Não é uma obra fácil, com enredo intrincado e motivações dúbias dos personagens. “A Assassina”, no entanto, é um dos filmes mais belos dos últimos anos e um presente para cinéfilos, especialmente pela oportunidade de trazer ao circuito local o talentoso cineasta chinês Hou Hsiao-Hsien, cujo último longa-metragem, “A Viagem do Balão Vermelho” (2007), era até então seu único lançamento no Brasil.
Como Hsiao-Hsien é um cineasta que privilegia a encenação e o movimento dos atores no quadro, “A Assassina” demonstra um cuidado excepcional para trazer mais delicadeza ao gênero wuxia, de artes marciais, que já foi apropriado de maneira artística por outros mestres asiáticos como Wong Kar-Wai, Ang Lee e Zhang Yimou. A diferença marcante no trabalho de Hsiao-Hsien é que suas coreografias de lutas estão em segundo plano diante da cenografia, fotografia e figurinos.

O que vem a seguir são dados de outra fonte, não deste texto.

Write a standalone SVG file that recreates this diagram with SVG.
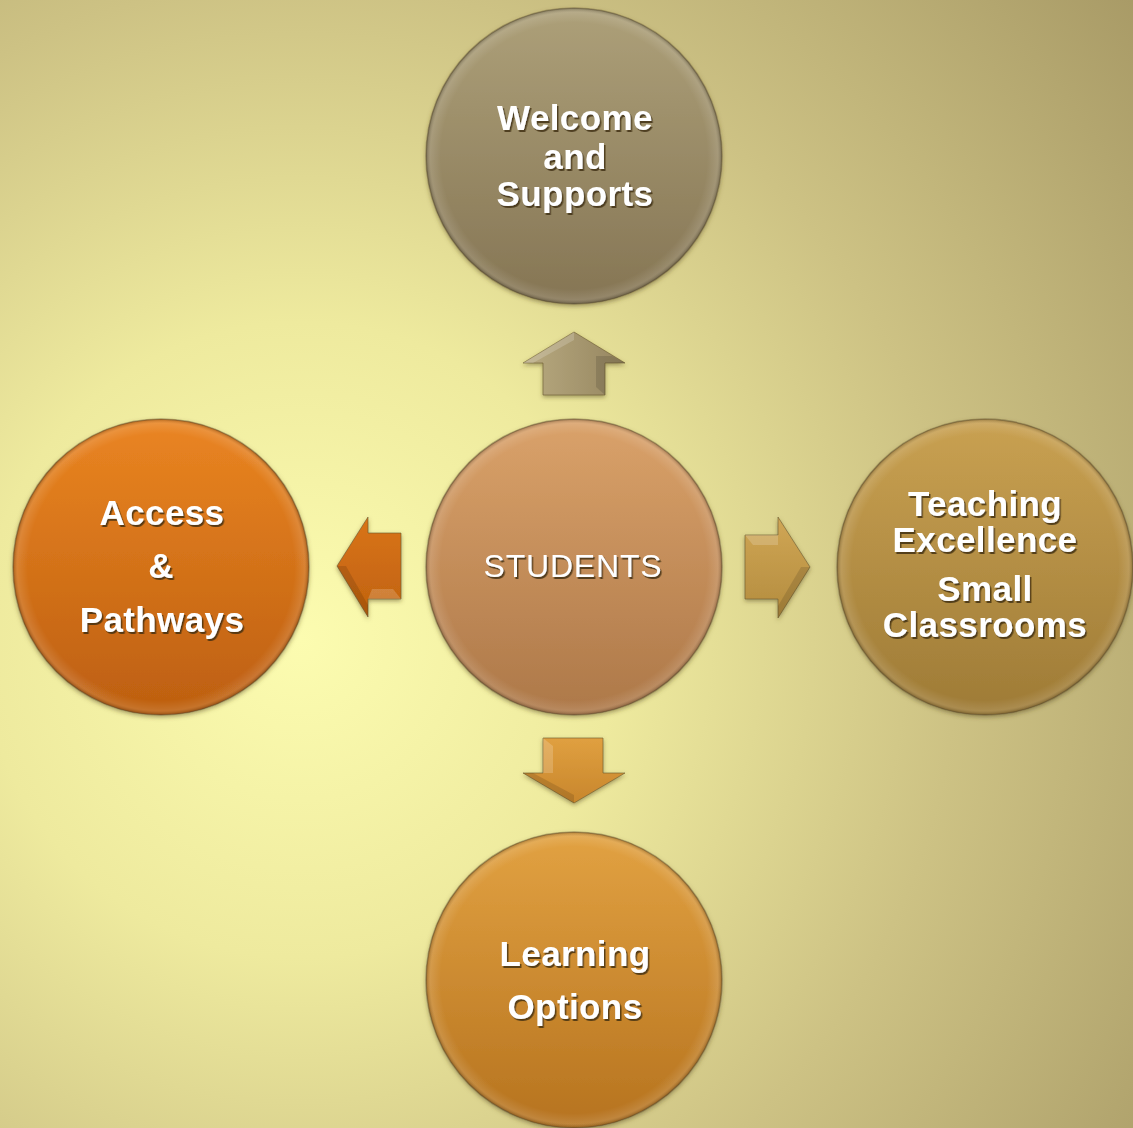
<svg xmlns="http://www.w3.org/2000/svg" width="1133" height="1128" viewBox="0 0 1133 1128">
<defs>
<radialGradient id="bg" gradientUnits="userSpaceOnUse" cx="300" cy="640" r="1060">
<stop offset="0" stop-color="#fcfcb0"/>
<stop offset="0.3" stop-color="#eeea9e"/>
<stop offset="0.62" stop-color="#cdc284"/>
<stop offset="1" stop-color="#a89a66"/>
</radialGradient>
<linearGradient id="gTop" x1="0" y1="0" x2="0" y2="1"><stop offset="0" stop-color="#ada079"/><stop offset="1" stop-color="#857554"/></linearGradient>
<linearGradient id="gCen" x1="0" y1="0" x2="0" y2="1"><stop offset="0" stop-color="#daa26a"/><stop offset="1" stop-color="#ad7849"/></linearGradient>
<linearGradient id="gLeft" x1="0" y1="0" x2="0" y2="1"><stop offset="0" stop-color="#ea8522"/><stop offset="1" stop-color="#bd5f10"/></linearGradient>
<linearGradient id="gRight" x1="0" y1="0" x2="0" y2="1"><stop offset="0" stop-color="#c9a152"/><stop offset="1" stop-color="#9e7b36"/></linearGradient>
<linearGradient id="gBot" x1="0" y1="0" x2="0" y2="1"><stop offset="0" stop-color="#e2a242"/><stop offset="1" stop-color="#b6731f"/></linearGradient>
<linearGradient id="aUp" x1="0" y1="0" x2="1" y2="0"><stop offset="0" stop-color="#b8aa80"/><stop offset="1" stop-color="#968660"/></linearGradient>
<linearGradient id="aLeft" x1="0" y1="0" x2="0" y2="1"><stop offset="0" stop-color="#d97418"/><stop offset="1" stop-color="#c0620f"/></linearGradient>
<linearGradient id="aRight" x1="0" y1="0" x2="0" y2="1"><stop offset="0" stop-color="#d0a655"/><stop offset="1" stop-color="#b38c3e"/></linearGradient>
<linearGradient id="aDown" x1="0" y1="0" x2="0" y2="1"><stop offset="0" stop-color="#e0a040"/><stop offset="1" stop-color="#c8862c"/></linearGradient>
<radialGradient id="shine" cx="0.5" cy="0.5" r="0.5">
<stop offset="0.9" stop-color="#ffffff" stop-opacity="0"/>
<stop offset="0.97" stop-color="#ffffff" stop-opacity="0.12"/>
<stop offset="1" stop-color="#000000" stop-opacity="0.25"/>
</radialGradient>
<filter id="sh" x="-10%" y="-10%" width="120%" height="120%">
<feDropShadow dx="0" dy="2" stdDeviation="2" flood-color="#5a4a20" flood-opacity="0.5"/>
</filter>
<filter id="ts" x="-10%" y="-20%" width="120%" height="140%">
<feDropShadow dx="1.5" dy="2" stdDeviation="0.7" flood-color="#3a2a10" flood-opacity="0.8"/>
</filter>
</defs>
<style>
.lbl{font-family:"Liberation Sans",Arial,sans-serif;font-weight:bold;font-size:35px;letter-spacing:0.4px;fill:#ffffff;text-anchor:middle;filter:url(#ts)}
.reg{font-weight:normal;font-size:32px;letter-spacing:0.8px}
.node circle.base{stroke:#6b5a38;stroke-opacity:0.45;stroke-width:1.5;filter:url(#sh)}
.arrow polygon.body{stroke:#6b5a30;stroke-opacity:0.6;stroke-width:1;filter:url(#sh)}
.arrow polygon.hl{fill:#ffffff;fill-opacity:0.18}
.arrow polygon.dk{fill:#000000;fill-opacity:0.12}
</style>
<rect x="0" y="0" width="1133" height="1128" fill="url(#bg)"/>

<g id="connectors">
<g class="arrow" id="arrow-up">
<polygon class="body" fill="url(#aUp)" points="574,332 625,363 605,363 605,395 543,395 543,363 523,363"/>
<polygon class="hl" points="574,332 574,340 533,363 523,363"/>
<polygon class="dk" points="605,363 605,395 596,387 596,356 612,356 625,363"/>
</g>
<g class="arrow" id="arrow-left">
<polygon class="body" fill="url(#aLeft)" points="337,566 368,517 368,533 401,533 401,599 368,599 368,617"/>
<polygon class="hl" points="368,599 401,599 393,589 372,589"/>
<polygon class="dk" points="337,566 346,566 368,605 368,617"/>
</g>
<g class="arrow" id="arrow-right">
<polygon class="body" fill="url(#aRight)" points="810,567 778,517 778,535 745,535 745,599 778,599 778,618"/>
<polygon class="hl" points="745,535 778,535 778,545 753,545"/>
<polygon class="dk" points="810,567 801,567 778,606 778,618"/>
</g>
<g class="arrow" id="arrow-down">
<polygon class="body" fill="url(#aDown)" points="574,803 625,773 603,773 603,738 543,738 543,773 523,773"/>
<polygon class="hl" points="543,738 553,746 553,773 543,773"/>
<polygon class="dk" points="574,803 574,795 533,773 523,773"/>
</g>
</g>

<g class="node" id="node-welcome">
<circle class="base" cx="574" cy="156" r="148" fill="url(#gTop)"/>
<circle cx="574" cy="156" r="148" fill="url(#shine)"/>
<text class="lbl" x="575" y="130">Welcome</text>
<text class="lbl" x="575" y="169">and</text>
<text class="lbl" x="575" y="206">Supports</text>
</g>

<g class="node" id="node-students">
<circle class="base" cx="574" cy="567" r="148" fill="url(#gCen)"/>
<circle cx="574" cy="567" r="148" fill="url(#shine)"/>
<text class="lbl reg" x="573" y="577">STUDENTS</text>
</g>

<g class="node" id="node-access">
<circle class="base" cx="161" cy="567" r="148" fill="url(#gLeft)"/>
<circle cx="161" cy="567" r="148" fill="url(#shine)"/>
<text class="lbl" x="162" y="525">Access</text>
<text class="lbl" x="161" y="578">&amp;</text>
<text class="lbl" x="162" y="632">Pathways</text>
</g>

<g class="node" id="node-teaching">
<circle class="base" cx="985" cy="567" r="148" fill="url(#gRight)"/>
<circle cx="985" cy="567" r="148" fill="url(#shine)"/>
<text class="lbl" x="985" y="516">Teaching</text>
<text class="lbl" x="985" y="552">Excellence</text>
<text class="lbl" x="985" y="601">Small</text>
<text class="lbl" x="985" y="637">Classrooms</text>
</g>

<g class="node" id="node-learning">
<circle class="base" cx="574" cy="980" r="148" fill="url(#gBot)"/>
<circle cx="574" cy="980" r="148" fill="url(#shine)"/>
<text class="lbl" x="575" y="966">Learning</text>
<text class="lbl" x="575" y="1019">Options</text>
</g>
</svg>
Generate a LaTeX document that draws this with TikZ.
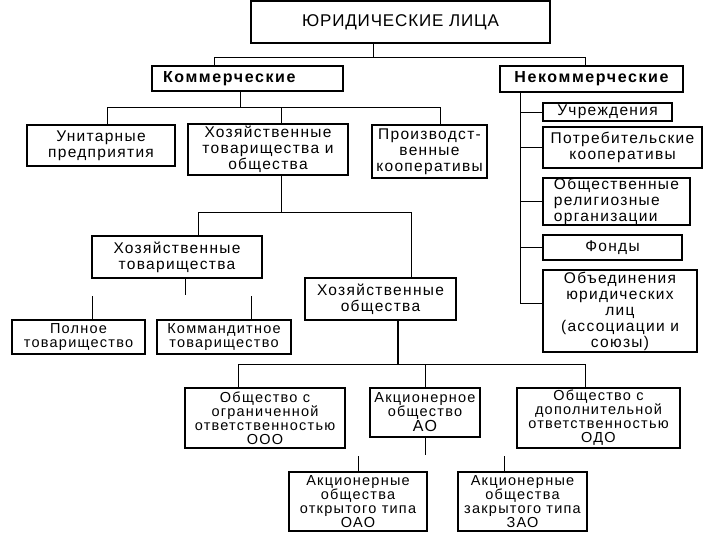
\documentclass[tikz,border=0pt]{standalone}
\usepackage{fontspec}
\setmainfont{Liberation Sans}[LetterSpace=8.5]
\usetikzlibrary{positioning}

\begin{document}
\begin{tikzpicture}[
    x=1pt, y=-1pt,
    box/.style={draw, line width=1.6pt, inner sep=0pt, align=center, font=\fontsize{15.5}{16}\selectfont},
    heavy/.style={box, line width=2.6pt},
    small/.style={font=\fontsize{14.5}{14}\selectfont},
    head/.style={font=\bfseries\fontsize{16}{16}\selectfont\addfontfeature{LetterSpace=10}},
    wh/.style 2 args={minimum width=#1, minimum height=#2},
    link/.style={line width=0.9pt}
]
\useasboundingbox (0,0) rectangle (720,540);

% top levels
\node[box, wh={299pt}{42pt}, font=\fontsize{17}{18}\selectfont\addfontfeature{LetterSpace=5}] (legal) at (400.5,22) {ЮРИДИЧЕСКИЕ ЛИЦА};
\node[box, head, wh={191pt}{25pt}, line width=2pt, align=left, text width=169pt] (kom) at (247.5,78.5) {Коммерческие};
\node[heavy, head, wh={183pt}{26pt}] (nekom) at (591.5,79) {Некоммерческие};

% commercial
\node[box, wh={148pt}{41pt}] (unit) at (101,145.5) {Унитарные\\предприятия};
\node[heavy, wh={160pt}{51pt}] (hto) at (268,149.5) {Хозяйственные\\товарищества и\\общества};
\node[box, wh={115pt}{53pt}] (coop) at (429.5,151.5) {Производст-\\венные\\кооперативы};

% non-commercial
\node[box, wh={129pt}{18pt}] (inst) at (607.5,112) {Учреждения};
\node[heavy, wh={159pt}{41pt}] (potreb) at (622.5,147.5) {Потребительские\\кооперативы};
\node[box, wh={147pt}{47pt}, align=left] (relig) at (616.5,201.5) {Общественные\\религиозные\\организации};
\node[box, wh={139pt}{25pt}] (fund) at (612.5,247.5) {Фонды};
\node[box, wh={154pt}{82pt}] (union) at (620,311) {Объединения\\юридических\\лиц\\(ассоциации и\\союзы)};

% partnerships and companies
\node[box, wh={170pt}{42pt}] (htov) at (177,257) {Хозяйственные\\товарищества};
\node[heavy, wh={151pt}{42pt}] (hobsh) at (380.5,299) {Хозяйственные\\общества};
\node[box, small, wh={133pt}{34pt}] (full) at (78.5,337) {Полное\\товарищество};
\node[box, small, wh={134pt}{34pt}] (kommand) at (224,337) {Коммандитное\\товарищество};

\node[heavy, small, wh={160pt}{60pt}] (ooo) at (265,418) {Общество с\\ограниченной\\ответственностью\\ООО};
\node[heavy, small, wh={110pt}{49pt}] (ao) at (425,412.5) {Акционерное\\общество\\{\fontsize{16}{16}\selectfont АО}};
\node[heavy, small, wh={163pt}{60pt}] (odo) at (598.5,418) {Общество с\\дополнительной\\ответственностью\\ОДО};
\node[box, small, wh={138pt}{59pt}] (oao) at (358,501.5) {Акционерные\\общества\\открытого типа\\ОАО};
\node[box, small, wh={129pt}{59pt}] (zao) at (522.5,501.5) {Акционерные\\общества\\закрытого типа\\ЗАО};

% forks
\coordinate (f1) at (373,57);
\coordinate (f2) at (240,107);
\coordinate (f3) at (520,92);
\coordinate (f4) at (281,212);
\coordinate (f6) at (398,364);
\coordinate (c1) at (238,364);
\coordinate (c3) at (585,364);
\coordinate (s0) at (185,295);
\coordinate (s1) at (92,296);
\coordinate (s2) at (251,296);
\coordinate (s3) at (425,455);
\coordinate (s4) at (358,456);
\coordinate (s5) at (504,456);

\draw[link] (legal.south -| f1) -- (f1) -| ([xshift=-33.5pt]kom.north);
\draw[link] (f1) -| ([xshift=-6.5pt]nekom.north);

\draw[link] (kom.south -| f2) -- (f2) -| ([xshift=6pt]unit.north);
\draw[link] (f2) -| ([xshift=13pt]hto.north);
\draw[link] (f2) -| ([xshift=10.5pt]coop.north);

\draw[link] (nekom.south -| f3) |- (inst.west);
\draw[link] (f3) |- (potreb.west);
\draw[link] (f3) |- (relig.west);
\draw[link] (f3) |- (fund.west);
\draw[link] (f3) |- ([yshift=8pt]union.west);

\draw[link] (hto.south -| f4) -- (f4) -| ([xshift=21pt]htov.north);
\draw[link] (f4) -| ([xshift=30.5pt]hobsh.north);

\draw[link] (htov.south -| s0) -- (s0);
\draw[link] (s1) -- (full.north -| s1);
\draw[link] (s2) -- (kommand.north -| s2);

\draw[link, line width=1.8pt] (hobsh.south -| f6) -- (f6);
\draw[link] (c1) -- (c3);
\draw[link] (c1) -- (ooo.north -| c1);
\draw[link] (ao.north |- f6) -- (ao.north);
\draw[link] (c3) -- (odo.north -| c3);

\draw[link] (ao.south) -- (s3);
\draw[link] (s4) -- (oao.north -| s4);
\draw[link] (s5) -- (zao.north -| s5);
\end{tikzpicture}
\end{document}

O visual da obra deixa o espectador tão encantado que fica difícil reclamar da ação, da trama e dos personagens, com seus dilemas morais ou sentimentais. De todo modo, o grande dilema pertence à personagem-título, Yinniang, interpretada por Shu Qi, estrela do primeiro “Carga Explosiva” (2002). Ela é uma assassina habilidosa, mas sensível, o que a impede, por exemplo, de matar um homem na presença de seu filho pequeno.
Como forma de punir essa bondade, sua mestra a envia para o lugar onde nasceu, a distante província de Weibo, a fim de matar o governador local, primo dela, que também é o homem com quem ela deveria ter se casado. O filme não facilita na hora de explicar os detalhes do passado da assassina e desse homem, embora faça isso à sua maneira – diferente da narrativa didática dos longas de ação de Hollywood.
O diretor mantém um aspecto importante do wuxia, que é a harmonia do homem com a natureza, fotografada com uma beleza estupenda. Mas, por outro lado, enquadra sua trama sem a grandiloquência épica do gênero. Chamar de simplicidade o que ele faz seria um erro, até pelo esmero do trabalho. Numa das experiências criativas do cineasta, Yinniang perscruta como um fantasma, que ignora o obstáculo das paredes, a mansão do governador e de sua família, e nesses momentos há muitas cenas em que um véu cobre a tela, mostrando o olhar da protagonista em câmera subjetiva.
Há quem vá achar, sob tantas firulas estéticas, o filme muito frio, sem envolvimento emocional, mas isso não deixa de ser um aspecto da essência e dos valores dos personagens. O mais curioso, porém, é a forma com que o cineasta evita sequências de morte e violência, fazendo as cenas de luta serem interrompidas bruscamente, numa antítese do que se espera do gênero. “A Assassina” é realmente diferente, uma obra difícil de ser enquadrada.